Il padre malato si direbbe l’unico saldo punto di riferimento attorno a cui ruota un’esistenza volutamente priva di parametri di riferimento, progetti e abitudini. Letteralmente un sogno, realizzato fra le pagine del libro che sta scrivendo –forse l’unica occupazione più o meno pratica a cui sembra dedicarsi Juliette- o semplicemente vissuta a occhi aperti.
Interessante è lo spunto di riflessione sul volto di questa Francia giovane, che comincia a sentire sempre più forti i problemi legati alla mancanza di impiego.

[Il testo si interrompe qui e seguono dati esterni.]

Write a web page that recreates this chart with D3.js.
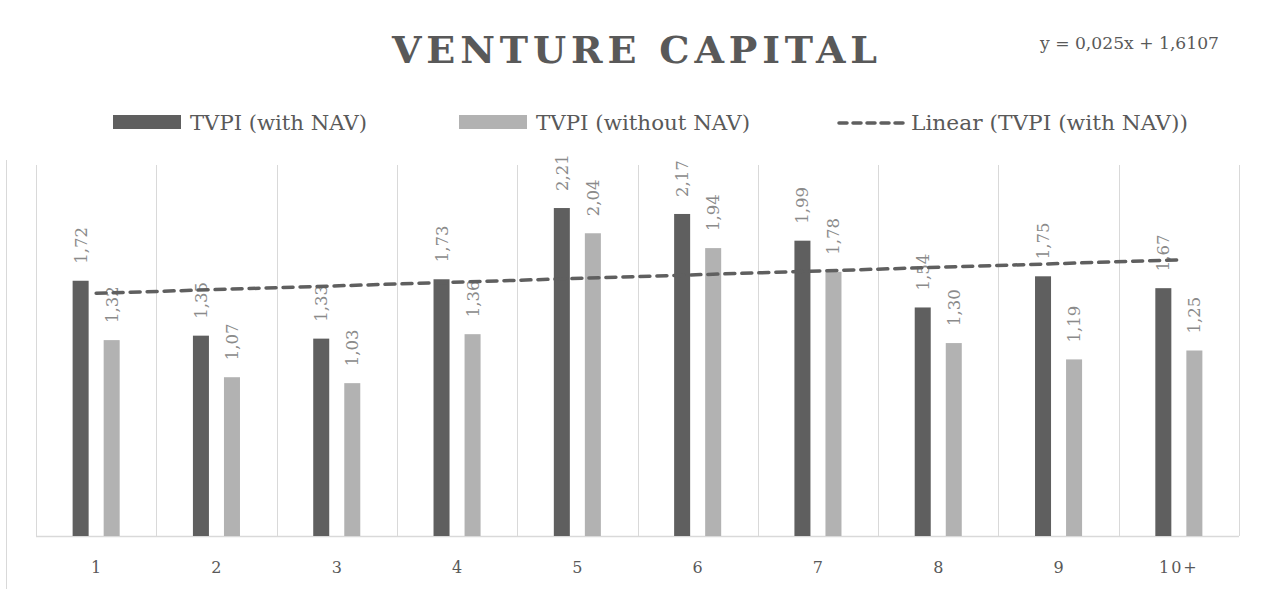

Juliette fondamentalmente è a un bivio della sua esistenza (come forse si trovano molti suoi coetanei nella realtà, in questa Europa semi-disoccupata), tra la fuga da quello che percepisce come un pericolosissimo campo della sua esistenza, quello delle responsabilità, e l’assumersi il rischio della scelta, di qualsiasi natura questa possa essere. Per diventare finalmente adulta. Che si tratti di far abbandonare la forma del diario adolescenziale alla storia che sta scrivendo da diversi anni e correre il rischio di mettersi in gioco pubblicandola sottoforma di romanzo, oppure mostrare chiaramente all’uomo di cui è (ancora) innamorata i sentimenti che nutra nei suoi confronti.
Più che concentrarsi sulla realtà, l’intento si direbbe quello di focalizzarsi su un compiaciuto divertissment, quel continuo distogliere l’attenzione e allentare (o riaccendere) la tensione narrativa estemporaneamente, senza quasi rendersene conto. Oscillare fra la realtà ipotizzata e il dato concreto, comunque tratteggiato con le stesse tinte fiabesche del sogno. Perché, per quanto Juliette miri a realizzare qualcosa di tangibile nella propria esistenza –e quindi forse fuggire quella dimensione che è pura e per molti versi comoda fantasticheria- in fin dei conti, anche la non scelta è una presa di posizione. O quantomeno una cifra di stile.